Así, el chavismo, en la vieja tradición radical latina, ha buscado refundar el orden público (a manera de novus ordo seclorum) mediante el control del aparato estatal. Toda la teoría de la “emergencia plebeya” es incomprensible sin la instrumentalización del Estado, ya que la captura del poder se materializa cuando el caudillo se funde con las instituciones. El Comandante acierta al sostener que si se extingue su vida física el espíritu de la revolución permanecerá “en el cuerpo nacional, en el alma nacional, en la tierra nacional”. En puridad, el caudillismo chavista es una expresión de esa cultura (civic culture) interiorizada a lo largo de los siglos. El socialismo del Siglo XXI configura, en esencia, una teología de poder (“Despierto cada cien años cuando despierta el pueblo”, decía, sobre Bolívar, Pablo Neruda). De allí el sentido “misional” del clientelismo social chavista. Y es precisamente ese mesianismo el que permite al césar o chavismo continuar siendo una amenaza aunque Chávez desaparezca de escena, algo, por ahora, improbable.
Porque existe, bajo el régimen bolivariano, alimentándolo, toda una cultura particular, un ethos consolidado, proclive al pretorianismo, deudor del autoritarismo, reo de las clientelas regionales y el feudalismo electoral. La enfermedad no sólo la padece Hugo Chávez. El cáncer corrompe a gran parte de una sociedad que se alimenta del Estado de manera consuetudinaria.
Por eso, enfrentarse al Leviatán tropical del chavismo, retarlo en su campo, sacudirlo a pesar del dinero y los recursos que maneja, moverle el piso de manera pacífica, atacando sus centros neurálgicos y unificar a la oposición venezolana (dispersa, maniquea y cortoplacista) es una hazaña en forma, un triunfo del compromiso, la voluntad y el trabajo. Henrique Capriles Radonski ha demostrado que tiene madera de Presidente, marcando la agenda y arrastrando al Comandante a una auténtica batalla por la supervivencia.
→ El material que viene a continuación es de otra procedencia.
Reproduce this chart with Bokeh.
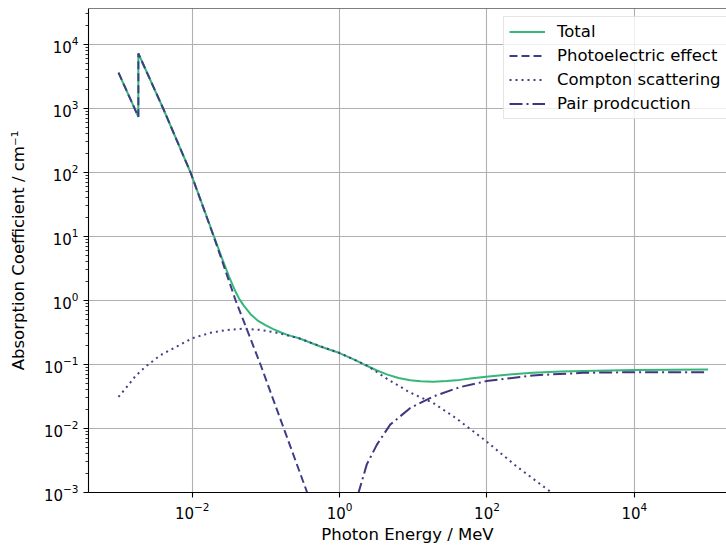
from bokeh.plotting import figure
from bokeh.models import (FixedTicker, LogTickFormatter, Span, Legend, LegendItem, Range1d)
from bokeh.embed import file_html
from bokeh.resources import INLINE

# ---- data (energy in MeV, absorption coefficient in 1/cm) ----
total_energy = [1.0e-3, 1.86e-3, 1.86e-3, 4.04e-3, 9.5e-3, 1.96e-2, 2.51e-2, 3.16e-2, 3.55e-2,
                3.89e-2, 4.37e-2, 5.01e-2, 6.31e-2, 7.94e-2, 0.1, 0.126, 0.158, 0.2, 0.282,
                0.547, 1.0, 1.58, 2.34, 3.16, 4.37, 6.31, 9.1, 12.6, 18.6, 28.2, 42.7, 63.1,
                98, 200, 417, 1000, 2000, 1e4, 1e5]
total_mu = [3630, 741, 7240, 1000, 100, 10.2, 4.73, 2.37, 1.72,
            1.36, 1.05, 0.832, 0.598, 0.475, 0.409, 0.358, 0.319, 0.288, 0.257,
            0.191, 0.151, 0.119, 0.0955, 0.0813, 0.070, 0.0617, 0.0569, 0.0547, 0.054,
            0.0553, 0.0575, 0.0609, 0.0646, 0.070, 0.0741, 0.0776, 0.0794, 0.0822, 0.0832]

photo_energy = [1.0e-3, 1.86e-3, 1.86e-3, 4.04e-3, 9.5e-3, 1.96e-2, 3.89e-2, 8.45e-2, 0.175,
                0.363, 0.8]
photo_mu = [3630, 741, 7240, 1000, 100, 10, 1.0, 0.1, 0.01, 1e-3, 8.5e-5]

compton_energy = [1e-3, 1.32e-3, 1.7e-3, 2.34e-3, 3.72e-3, 6.3e-3, 1e-2, 1.78e-2, 2.99e-2,
                  5.0e-2, 8.4e-2, 0.141, 0.28, 0.547, 1.0, 2.34, 4.37, 9.1, 18.6, 38, 98,
                  251, 708, 1000]
compton_mu = [0.0312, 0.0457, 0.066, 0.093, 0.140, 0.193, 0.257, 0.313, 0.347,
              0.363, 0.347, 0.313, 0.257, 0.193, 0.151, 0.097, 0.060, 0.0363, 0.0251,
              0.0145, 6.3e-3, 2.57e-3, 1.05e-3, 7.6e-4]

pair_energy = [1.5, 1.81, 2.34, 3.21, 4.86, 9.1, 18.6, 42.7, 98, 417, 2000, 1e4, 1e5]
pair_mu = [4e-4, 1e-3, 2.75e-3, 5.6e-3, 0.0115, 0.0209, 0.0316, 0.0442, 0.055, 0.0676,
           0.0741, 0.0759, 0.0759]

series_labels = ["Total", "Photoelectric effect", "Compton scattering", "Pair prodcuction"]

x_major_ticks = [1e-2, 1e0, 1e2, 1e4]
y_major_ticks = [1e-3, 1e-2, 1e-1, 1e0, 1e1, 1e2, 1e3, 1e4]
y_minor_ticks = [k * d for d in y_major_ticks for k in range(2, 10)]

FONT = "DejaVu Sans"
Y_TOP = 10 ** 4.5625

p = figure(width=726, height=548, x_axis_type="log", y_axis_type="log",
           x_range=Range1d(10 ** -3.407, 10 ** 5.25),
           y_range=Range1d(1e-3, Y_TOP),
           output_backend="svg", toolbar_location=None,
           min_border_left=88, min_border_right=0, min_border_top=8, min_border_bottom=56)

p.outline_line_color = None
p.background_fill_color = "white"
p.border_fill_color = "white"

# top spine
p.add_layout(Span(location=Y_TOP, dimension="width", line_color="black", line_width=1.2))

p.xaxis.ticker = FixedTicker(ticks=x_major_ticks, minor_ticks=[])
p.yaxis.ticker = FixedTicker(ticks=y_major_ticks, minor_ticks=y_minor_ticks)
p.xaxis.formatter = LogTickFormatter()
p.yaxis.formatter = LogTickFormatter()

for ax in (p.xaxis[0], p.yaxis[0]):
    ax.axis_line_color = "black"
    ax.axis_line_width = 1.1
    ax.major_tick_in = 0
    ax.major_tick_out = 5
    ax.minor_tick_in = 0
    ax.minor_tick_out = 3
    ax.major_tick_line_color = "black"
    ax.minor_tick_line_color = "black"
    ax.major_tick_line_width = 1.1
    ax.minor_tick_line_width = 0.8
    ax.major_label_text_font = FONT
    ax.major_label_text_font_size = "15px"
    ax.major_label_text_color = "black"
    ax.axis_label_text_font = FONT
    ax.axis_label_text_font_size = "16.5px"
    ax.axis_label_text_font_style = "normal"
    ax.axis_label_text_color = "black"

p.xaxis.major_label_standoff = 4
p.yaxis.major_label_standoff = 5
p.xaxis.axis_label = "Photon Energy / MeV"
p.yaxis.axis_label = "Absorption Coefficient / cm\u207b\u00b9"
p.xaxis.axis_label_standoff = 3
p.yaxis.axis_label_standoff = 13

p.xgrid.grid_line_color = "#b0b0b0"
p.ygrid.grid_line_color = "#b0b0b0"
p.xgrid.grid_line_width = 1.1
p.ygrid.grid_line_width = 1.1

r_total = p.line(total_energy, total_mu, line_color="#35b779", line_width=2)
r_photo = p.line(photo_energy, photo_mu, line_color="#3e3d87", line_width=2, line_dash="8 4")
r_compton = p.line(compton_energy, compton_mu, line_color="#433e8b", line_width=2, line_dash="2 4")
r_pair = p.line(pair_energy, pair_mu, line_color="#45337f", line_width=2, line_dash="13 4 2 4")

legend = Legend(items=[LegendItem(label=series_labels[0], renderers=[r_total]),
                       LegendItem(label=series_labels[1], renderers=[r_photo]),
                       LegendItem(label=series_labels[2], renderers=[r_compton]),
                       LegendItem(label=series_labels[3], renderers=[r_pair])],
                location=(415, 373))
legend.margin = 0
legend.padding = 5
legend.spacing = 5
legend.glyph_width = 36
legend.glyph_height = 17
legend.label_height = 17
legend.label_standoff = 12
legend.label_text_font = FONT
legend.label_text_font_size = "16.5px"
legend.label_text_color = "black"
legend.border_line_color = "#cccccc"
legend.border_line_width = 1
legend.background_fill_color = "white"
legend.background_fill_alpha = 0.8
p.add_layout(legend)

open("out.html", "w").write(file_html(p, INLINE))
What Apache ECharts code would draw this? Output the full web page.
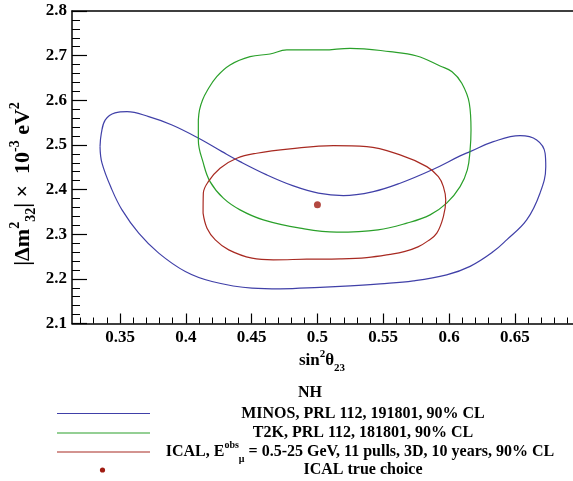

Ciertamente, la utopía imperativa de la democracia directa, aquel sueño dorado del asambleísmo armónico bajo la batuta ordenadora del caudillo, hoy, catorce años después, ya no es lo que era. El bisnieto de Maisanta pierde apoyos. Si la revolución bolivariana aún mantiene un evidente respaldo popular -cada día más reducido- es porque ha consolidado complejas redes clientelares que absorben todo del Estado. El Jano bolivariano actúa, para los amigos, como un ogro filantrópico. Y para los enemigos, cada día más numerosos, encarna el duro papel de Kraken confiscador. Tal modelo, simplemente, es insostenible.
Y cuando se acabe el festín de Baltazar, ¿qué pasará con los millones de venezolanos que se acostumbraron al subsidio sin esfuerzo? ¿Cómo mantener el espejismo populista? Con todo, ese no es el error más grave. La gran desgracia del chavismo es que se ha esforzado de manera consciente por dividir al país. Fomenta la crispación con alevosía, se dedica a profesionalizar el cainismo. Agudiza las contradicciones. Quiere, apelando a la díada amigo-enemigo, hacer del odio su elemento.
Frente a tal escenario, sorprende que los arúspices internacionales del Comandante se esfuercen en presentar al chavismo como una ciudad inexpugnable, Jericó de la revolución global. Ciertamente, ha ganado esta elección, pero las condiciones cambian, de manera lenta. Muchos han sido los rostros del caudillismo venezolano (Páez, Gómez, Pérez Jiménez). Y tarde o temprano, el chavismo se derrumbará como sus predecesores, profetizando la guerra al son de la lira, mientras Roma arde.
El autor es investigador del Navarra Center for International Development de la Universidad de Navarra.